Prompt » Give every line again exactly as it appears, please, but not the pictures.

Available data »
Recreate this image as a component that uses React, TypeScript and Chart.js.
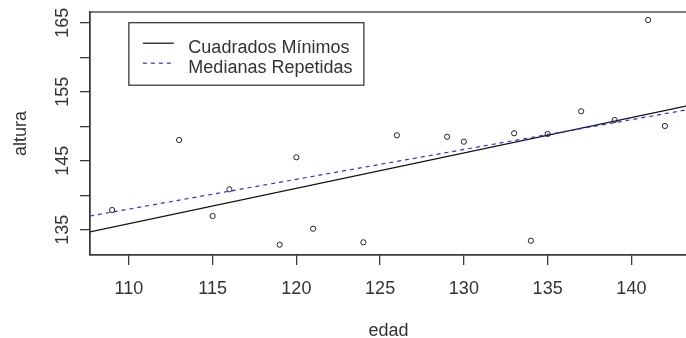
import { useEffect, useRef } from "react";
import { Chart, registerables } from "chart.js";

Chart.register(...registerables);

// Observed data: age (edad) vs height (altura)
const edad = [109, 113, 115, 116, 119, 120, 121, 124, 126, 129, 130, 133, 134, 135, 137, 139, 141, 142];
const altura = [
  137.85, 148.0, 136.98, 140.85, 132.82, 145.49, 135.14, 133.17, 148.68, 148.47, 147.75, 148.97, 133.4,
  148.87, 152.16, 150.9, 165.39, 150.03,
];

// Fitted lines, evaluated at both ends of the x range
const lineEdad = [107.68, 143.32];
const cuadradosMinimos = [134.68, 152.95];
const medianasRepetidas = [136.98, 152.38];

const seriesNames = ["Cuadrados Mínimos", "Medianas Repetidas"];

const xTicks = [110, 115, 120, 125, 130, 135, 140];
const yTicks = [135, 140, 145, 150, 155, 160, 165];
const yTickLabels = ["135", "", "145", "", "155", "", "165"];

const xRange = [107.68, 143.32];
const yRange = [131.33, 166.55];

const FONT_FAMILY = "'Liberation Sans', Arial, sans-serif";
const TEXT_COLOR = "#333";
const AXIS_COLOR = "#3a3a3a";

// Draws the full plot frame and the boxed legend anchored at (110, 165)
const frameAndLegend = {
  id: "frameAndLegend",
  afterDraw(chart: any) {
    const { ctx, chartArea, scales } = chart;
    ctx.save();
    ctx.strokeStyle = AXIS_COLOR;
    ctx.lineWidth = 1.3;
    ctx.strokeRect(
      chartArea.left,
      chartArea.top,
      chartArea.right - chartArea.left,
      chartArea.bottom - chartArea.top
    );

    const lx = scales.x.getPixelForValue(110);
    const ly = scales.y.getPixelForValue(165);
    const w = 235;
    const h = 62.5;
    ctx.fillStyle = "#fff";
    ctx.fillRect(lx, ly, w, h);
    ctx.strokeRect(lx, ly, w, h);

    const datasets = chart.data.datasets;
    const rows = [0, 1];
    rows.forEach((i) => {
      const ds = datasets[i];
      const yLine = ly + 20.5 + i * 20;
      ctx.beginPath();
      ctx.setLineDash(ds.borderDash || []);
      ctx.strokeStyle = ds.borderColor;
      ctx.lineWidth = ds.borderWidth;
      ctx.moveTo(lx + 14, yLine);
      ctx.lineTo(lx + 45, yLine);
      ctx.stroke();
      ctx.setLineDash([]);
      ctx.fillStyle = TEXT_COLOR;
      ctx.font = `18px ${FONT_FAMILY}`;
      ctx.textBaseline = "alphabetic";
      ctx.textAlign = "left";
      ctx.fillText(ds.label, lx + 59.5, ly + 30.5 + i * 20);
    });
    ctx.restore();
  },
};

export default function App() {
  const canvasRef = useRef<HTMLCanvasElement | null>(null);

  useEffect(() => {
    if (!canvasRef.current) return;
    Chart.defaults.font.family = FONT_FAMILY;

    const font = { size: 18, family: FONT_FAMILY };

    const chart = new Chart(canvasRef.current, {
      type: "scatter",
      data: {
        datasets: [
          {
            type: "line",
            label: seriesNames[0],
            data: lineEdad.map((x, i) => ({ x, y: cuadradosMinimos[i] })),
            borderColor: "#111",
            borderWidth: 1.2,
            pointRadius: 0,
            fill: false,
            order: 1,
          } as any,
          {
            type: "line",
            label: seriesNames[1],
            data: lineEdad.map((x, i) => ({ x, y: medianasRepetidas[i] })),
            borderColor: "#2b2bff",
            borderWidth: 1.2,
            borderDash: [4, 4],
            pointRadius: 0,
            fill: false,
            order: 0,
          } as any,
          {
            label: "altura",
            data: edad.map((x, i) => ({ x, y: altura[i] })),
            pointStyle: "circle",
            pointRadius: 2.6,
            borderColor: "#222",
            borderWidth: 1,
            backgroundColor: "rgba(0,0,0,0)",
            order: 2,
          },
        ],
      },
      options: {
        responsive: false,
        animation: false,
        events: [],
        layout: { padding: { top: 12, left: 0, right: 0, bottom: 0 } },
        plugins: {
          legend: { display: false },
          tooltip: { enabled: false },
        },
        scales: {
          x: {
            type: "linear",
            position: "bottom",
            min: xRange[0],
            max: xRange[1],
            afterBuildTicks: (s: any) => {
              s.ticks = xTicks.map((value) => ({ value }));
            },
            afterFit: (s: any) => {
              s.height = 83;
              s.paddingLeft = 0;
              s.paddingRight = 0;
            },
            grid: {
              display: true,
              drawOnChartArea: false,
              drawTicks: true,
              tickLength: 10,
              color: AXIS_COLOR,
              lineWidth: 1.3,
            },
            border: { display: true, color: AXIS_COLOR, width: 1.3 },
            ticks: {
              font,
              color: TEXT_COLOR,
              padding: 13.6,
              minRotation: 0,
              maxRotation: 0,
              autoSkip: false,
              callback: (v: any) => String(v),
            },
            title: {
              display: true,
              text: "edad",
              font,
              color: TEXT_COLOR,
              padding: { top: 0, bottom: -3.9 },
            },
          },
          y: {
            type: "linear",
            position: "left",
            min: yRange[0],
            max: yRange[1],
            afterBuildTicks: (s: any) => {
              s.ticks = yTicks.map((value) => ({ value }));
            },
            afterFit: (s: any) => {
              s.width = 90;
              s.paddingTop = 0;
              s.paddingBottom = 0;
            },
            grid: {
              display: true,
              drawOnChartArea: false,
              drawTicks: true,
              tickLength: 10,
              color: AXIS_COLOR,
              lineWidth: 1.3,
            },
            border: { display: true, color: AXIS_COLOR, width: 1.3 },
            ticks: {
              font,
              color: TEXT_COLOR,
              padding: 2.3,
              minRotation: 90,
              maxRotation: 90,
              crossAlign: "center",
              autoSkip: false,
              callback: (v: any) => yTickLabels[yTicks.indexOf(Number(v))] ?? "",
            },
            title: {
              display: true,
              text: "altura",
              font,
              color: TEXT_COLOR,
              padding: { top: 10.3, bottom: 0 },
            },
          },
        },
      },
      plugins: [frameAndLegend],
    });

    return () => chart.destroy();
  }, []);

  return (
    <div
      style={{
        position: "absolute",
        left: 0,
        top: 0,
        width: 686,
        height: 338,
        overflow: "hidden",
        background: "#fff",
      }}
    >
      <canvas ref={canvasRef} width={692} height={338} style={{ display: "block" }} />
    </div>
  );
}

Solution to this task »
Recreate this image as a component that uses React, TypeScript and Chart.js.
import { useEffect, useRef } from "react";
import { Chart, registerables } from "chart.js";

Chart.register(...registerables);

// Observed data: age (edad) vs height (altura)
const edad = [109, 113, 115, 116, 119, 120, 121, 124, 126, 129, 130, 133, 134, 135, 137, 139, 141, 142];
const altura = [
  137.85, 148.0, 136.98, 140.85, 132.82, 145.49, 135.14, 133.17, 148.68, 148.47, 147.75, 148.97, 133.4,
  148.87, 152.16, 150.9, 165.39, 150.03,
];

// Fitted lines, evaluated at both ends of the x range
const lineEdad = [107.68, 143.32];
const cuadradosMinimos = [134.68, 152.95];
const medianasRepetidas = [136.98, 152.38];

const seriesNames = ["Cuadrados Mínimos", "Medianas Repetidas"];

const xTicks = [110, 115, 120, 125, 130, 135, 140];
const yTicks = [135, 140, 145, 150, 155, 160, 165];
const yTickLabels = ["135", "", "145", "", "155", "", "165"];

const xRange = [107.68, 143.32];
const yRange = [131.33, 166.55];

const FONT_FAMILY = "'Liberation Sans', Arial, sans-serif";
const TEXT_COLOR = "#333";
const AXIS_COLOR = "#3a3a3a";

// Draws the full plot frame and the boxed legend anchored at (110, 165)
const frameAndLegend = {
  id: "frameAndLegend",
  afterDraw(chart: any) {
    const { ctx, chartArea, scales } = chart;
    ctx.save();
    ctx.strokeStyle = AXIS_COLOR;
    ctx.lineWidth = 1.3;
    ctx.strokeRect(
      chartArea.left,
      chartArea.top,
      chartArea.right - chartArea.left,
      chartArea.bottom - chartArea.top
    );

    const lx = scales.x.getPixelForValue(110);
    const ly = scales.y.getPixelForValue(165);
    const w = 235;
    const h = 62.5;
    ctx.fillStyle = "#fff";
    ctx.fillRect(lx, ly, w, h);
    ctx.strokeRect(lx, ly, w, h);

    const datasets = chart.data.datasets;
    const rows = [0, 1];
    rows.forEach((i) => {
      const ds = datasets[i];
      const yLine = ly + 20.5 + i * 20;
      ctx.beginPath();
      ctx.setLineDash(ds.borderDash || []);
      ctx.strokeStyle = ds.borderColor;
      ctx.lineWidth = ds.borderWidth;
      ctx.moveTo(lx + 14, yLine);
      ctx.lineTo(lx + 45, yLine);
      ctx.stroke();
      ctx.setLineDash([]);
      ctx.fillStyle = TEXT_COLOR;
      ctx.font = `18px ${FONT_FAMILY}`;
      ctx.textBaseline = "alphabetic";
      ctx.textAlign = "left";
      ctx.fillText(ds.label, lx + 59.5, ly + 30.5 + i * 20);
    });
    ctx.restore();
  },
};

export default function App() {
  const canvasRef = useRef<HTMLCanvasElement | null>(null);

  useEffect(() => {
    if (!canvasRef.current) return;
    Chart.defaults.font.family = FONT_FAMILY;

    const font = { size: 18, family: FONT_FAMILY };

    const chart = new Chart(canvasRef.current, {
      type: "scatter",
      data: {
        datasets: [
          {
            type: "line",
            label: seriesNames[0],
            data: lineEdad.map((x, i) => ({ x, y: cuadradosMinimos[i] })),
            borderColor: "#111",
            borderWidth: 1.2,
            pointRadius: 0,
            fill: false,
            order: 1,
          } as any,
          {
            type: "line",
            label: seriesNames[1],
            data: lineEdad.map((x, i) => ({ x, y: medianasRepetidas[i] })),
            borderColor: "#2b2bff",
            borderWidth: 1.2,
            borderDash: [4, 4],
            pointRadius: 0,
            fill: false,
            order: 0,
          } as any,
          {
            label: "altura",
            data: edad.map((x, i) => ({ x, y: altura[i] })),
            pointStyle: "circle",
            pointRadius: 2.6,
            borderColor: "#222",
            borderWidth: 1,
            backgroundColor: "rgba(0,0,0,0)",
            order: 2,
          },
        ],
      },
      options: {
        responsive: false,
        animation: false,
        events: [],
        layout: { padding: { top: 12, left: 0, right: 0, bottom: 0 } },
        plugins: {
          legend: { display: false },
          tooltip: { enabled: false },
        },
        scales: {
          x: {
            type: "linear",
            position: "bottom",
            min: xRange[0],
            max: xRange[1],
            afterBuildTicks: (s: any) => {
              s.ticks = xTicks.map((value) => ({ value }));
            },
            afterFit: (s: any) => {
              s.height = 83;
              s.paddingLeft = 0;
              s.paddingRight = 0;
            },
            grid: {
              display: true,
              drawOnChartArea: false,
              drawTicks: true,
              tickLength: 10,
              color: AXIS_COLOR,
              lineWidth: 1.3,
            },
            border: { display: true, color: AXIS_COLOR, width: 1.3 },
            ticks: {
              font,
              color: TEXT_COLOR,
              padding: 13.6,
              minRotation: 0,
              maxRotation: 0,
              autoSkip: false,
              callback: (v: any) => String(v),
            },
            title: {
              display: true,
              text: "edad",
              font,
              color: TEXT_COLOR,
              padding: { top: 0, bottom: -3.9 },
            },
          },
          y: {
            type: "linear",
            position: "left",
            min: yRange[0],
            max: yRange[1],
            afterBuildTicks: (s: any) => {
              s.ticks = yTicks.map((value) => ({ value }));
            },
            afterFit: (s: any) => {
              s.width = 90;
              s.paddingTop = 0;
              s.paddingBottom = 0;
            },
            grid: {
              display: true,
              drawOnChartArea: false,
              drawTicks: true,
              tickLength: 10,
              color: AXIS_COLOR,
              lineWidth: 1.3,
            },
            border: { display: true, color: AXIS_COLOR, width: 1.3 },
            ticks: {
              font,
              color: TEXT_COLOR,
              padding: 2.3,
              minRotation: 90,
              maxRotation: 90,
              crossAlign: "center",
              autoSkip: false,
              callback: (v: any) => yTickLabels[yTicks.indexOf(Number(v))] ?? "",
            },
            title: {
              display: true,
              text: "altura",
              font,
              color: TEXT_COLOR,
              padding: { top: 10.3, bottom: 0 },
            },
          },
        },
      },
      plugins: [frameAndLegend],
    });

    return () => chart.destroy();
  }, []);

  return (
    <div
      style={{
        position: "absolute",
        left: 0,
        top: 0,
        width: 686,
        height: 338,
        overflow: "hidden",
        background: "#fff",
      }}
    >
      <canvas ref={canvasRef} width={692} height={338} style={{ display: "block" }} />
    </div>
  );
}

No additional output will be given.